It's All About the Data
Machine learning is enabled by clever algorithms, of course, but what has driven it to prominence in recent years is the availability of huge amounts of data, both from the Internet and, more recently, from a proliferation of physical sensors. Carlos Guestrin, an assistant professor of computer science and machine learning at Carnegie Mellon University, combines sensors, machine learning and optimization to make sense of large amounts of complex data.
For example, he says, scientists at the University of Southern California and the University of California, Los Angeles, put sensors on robotic boats to detect and analyze destructive algae blooms in waterways. AI algorithms learned to predict the location and growth of the algae. Similarly, researchers at Carnegie Mellon put sensors in a local water-distribution system to detect and predict the spread of contaminants. In both cases, machine learning enabled better predictions over time, while optimization algorithms identified the best sites for the expensive sensors.
Guestrin is also working on a system that can search a huge number of blogs and identify those few that should be read by a given user every day based on that user's browsing history and preferences. He says it may sound completely different from the task of predicting the spread of contaminants via sensors, but it's not.
"Contaminants spreading through the water distribution system are basically like stories spreading through the Web," he says. "We are able to use the same kind of modeling ideas and algorithms to solve both problems."
Guestrin says the importance of AI-enabled tools like the blog filter may take on importance far beyond their ability to save us a few minutes a day. "We are making decisions about our lives -- who we to elect, and what issues we find important -- based on very limited information. We don't have time to make the kind of analyses that we need to make informed decisions.

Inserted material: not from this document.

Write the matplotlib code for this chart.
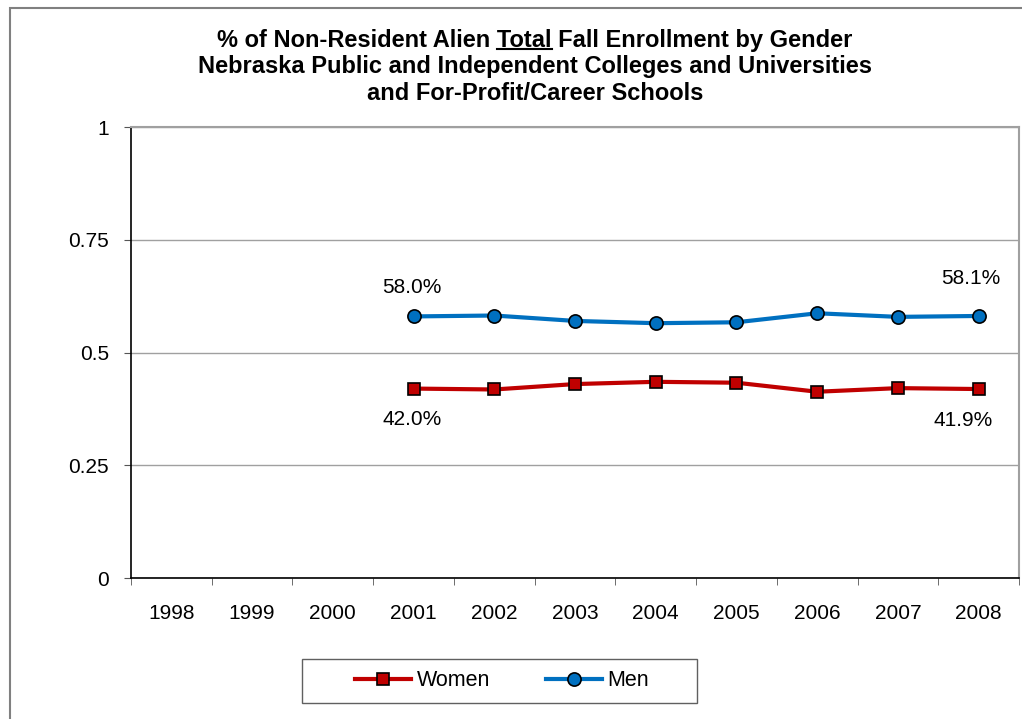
import matplotlib
matplotlib.use("Agg")
import matplotlib.pyplot as plt
from matplotlib.patches import Rectangle
from matplotlib.lines import Line2D
import numpy as np

plt.rcParams["font.family"] = ["Liberation Sans", "DejaVu Sans"]

years = ["1998", "1999", "2000", "2001", "2002", "2003", "2004", "2005", "2006", "2007", "2008"]
# values start at 2001 (index 3)
women = [0.420, 0.418, 0.430, 0.435, 0.433, 0.413, 0.421, 0.419]
men = [0.580, 0.582, 0.570, 0.565, 0.567, 0.587, 0.579, 0.581]
first_idx = 3
yticks = [0, 0.25, 0.5, 0.75, 1]
ytick_labels = ["0", "0.25", "0.5", "0.75", "1"]

W, H = 1022, 719
fig = plt.figure(figsize=(W/100, H/100), dpi=100)
ax = fig.add_axes([131/W, 1 - 578/H, (1019 - 131)/W, (578 - 127)/H])

x = np.arange(first_idx, first_idx + len(men))
ax.plot(x, women, color="#C00000", lw=3, marker="s", ms=8, mfc="#C00000",
        mec="black", mew=1.2, label="Women", zorder=3)
ax.plot(x, men, color="#0070C0", lw=3, marker="o", ms=9.5, mfc="#0070C0",
        mec="black", mew=1.2, label="Men", zorder=3)

# data labels at first and last points
lab_kw = dict(fontsize=15, ha="center", va="center", textcoords="offset points")
ax.annotate(f"{men[0]*100:.1f}%", (x[0], men[0]), xytext=(-1, 21), **lab_kw)
ax.annotate(f"{women[0]*100:.1f}%", (x[0], women[0]), xytext=(-1, -22), **lab_kw)
ax.annotate(f"{men[-1]*100:.1f}%", (x[-1], men[-1]), xytext=(-6, 27), **lab_kw)
ax.annotate(f"{women[-1]*100:.1f}%", (x[-1], women[-1]), xytext=(-11, -23), **lab_kw)

ax.set_xlim(-0.5, len(years) - 0.5)
ax.set_ylim(0, 1)
ax.set_xticks(np.arange(len(years)))
ax.set_xticklabels(years, fontsize=15)
ax.set_xticks(np.arange(len(years) + 1) - 0.5, minor=True)
ax.tick_params(axis="x", which="major", length=0, pad=19)
ax.tick_params(axis="x", which="minor", length=5, direction="out", color="#555555")
ax.set_yticks(yticks)
ax.set_yticklabels(ytick_labels, fontsize=15)
ax.tick_params(axis="y", length=5, direction="out", pad=11, color="#555555")

ax.grid(axis="y", color="#a0a0a0", lw=1)
ax.set_axisbelow(True)
for s in ["left", "bottom"]:
    ax.spines[s].set_color("black")
    ax.spines[s].set_linewidth(1.2)
for s in ["top", "right"]:
    ax.spines[s].set_color("#a0a0a0")
    ax.spines[s].set_linewidth(1.5)

# title, three lines, with "Total" underlined
title_kw = dict(ha="center", va="center", fontsize=17, fontweight="bold")
cx = 535 / W
line1 = "% of Non-Resident Alien Total Fall Enrollment by Gender"
t1 = fig.text(cx, 1 - 40/H, line1, **title_kw)
fig.text(cx, 1 - 67/H, "Nebraska Public and Independent Colleges and Universities", **title_kw)
fig.text(cx, 1 - 94/H, "and For-Profit/Career Schools", **title_kw)

fig.canvas.draw()
r = fig.canvas.get_renderer()
bb = t1.get_window_extent(r)
tmp = fig.text(0, 0, "% of Non-Resident Alien ", fontsize=17, fontweight="bold")
pre_w = tmp.get_window_extent(r).width
tmp.remove()
tmp = fig.text(0, 0, "Total", fontsize=17, fontweight="bold")
tot_w = tmp.get_window_extent(r).width
tmp.remove()
x0 = bb.x0 + pre_w
uy = bb.y0 + 3
fig.lines.append(Line2D([x0 / W, (x0 + tot_w) / W], [uy / H, uy / H],
                        transform=fig.transFigure, color="black", lw=1.5))

leg = fig.legend(loc="center", bbox_to_anchor=(502/W, 1 - 681/H), ncol=2,
                 fontsize=15.5, frameon=False, handlelength=2.6,
                 columnspacing=2.6, handletextpad=0.25)
fig.patches.append(Rectangle((302/W, 1 - 703/H), (697 - 302)/W, 44/H,
                             transform=fig.transFigure, fill=False,
                             edgecolor="#606060", lw=1))

# outer chart border
fig.patches.append(Rectangle((10/W, -0.05), 1.1, 1 - 8/H + 0.05,
                             transform=fig.transFigure, fill=False,
                             edgecolor="#808080", lw=1.5))

fig.savefig("out.png", dpi=100)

As the amount of information increases, our ability to make good decisions may actually decrease. Machine learning and AI can help."
Microsoft Research has combined sensors, machine learning and analysis of human behavior in a road traffic prediction model. Predicting traffic bottlenecks would seem to be an obvious and not very difficult application of sensors and computer forecasting. But MSR realized that most drivers hardly need to be warned that the interstate heading out of town will be jammed at 5 p.m. on Monday. What they really need to know is where and when anomalies, or "surprises," are occurring and, perhaps more important, where they will occur.
So MSR built a "surprise forecasting" model that learns from traffic history to predict surprises 30 minutes in advance based on actual traffic flows captured by sensors. In tests, it has been able to predict about 50% of the surprises on roads in the Seattle area, and it is in use now by several thousand drivers who receive alerts on their Windows Mobile devices.
Few organizations need to make sense of as much data as search engine companies do. For example, if a user searches Google for "toy car" and then clicks on a Wal-Mart ad that appears at the top of the results, what's that worth to Wal-Mart, and how much should Google charge for that click? The answers lie in an AI specialty that employs "digital trading agents," which companies like Wal-Mart and Google use in automated online auctions.
Michael Wellman, a University of Michigan professor and an expert in these markets, explains: "There are millions of keywords, and one advertiser may be interested in hundreds or thousands of them. They have to monitor the prices of the keywords and decide how to allocate their budget, and it's too hard for Google or Yahoo to figure out what a certain keyword is worth. They let the market decide that through an auction process."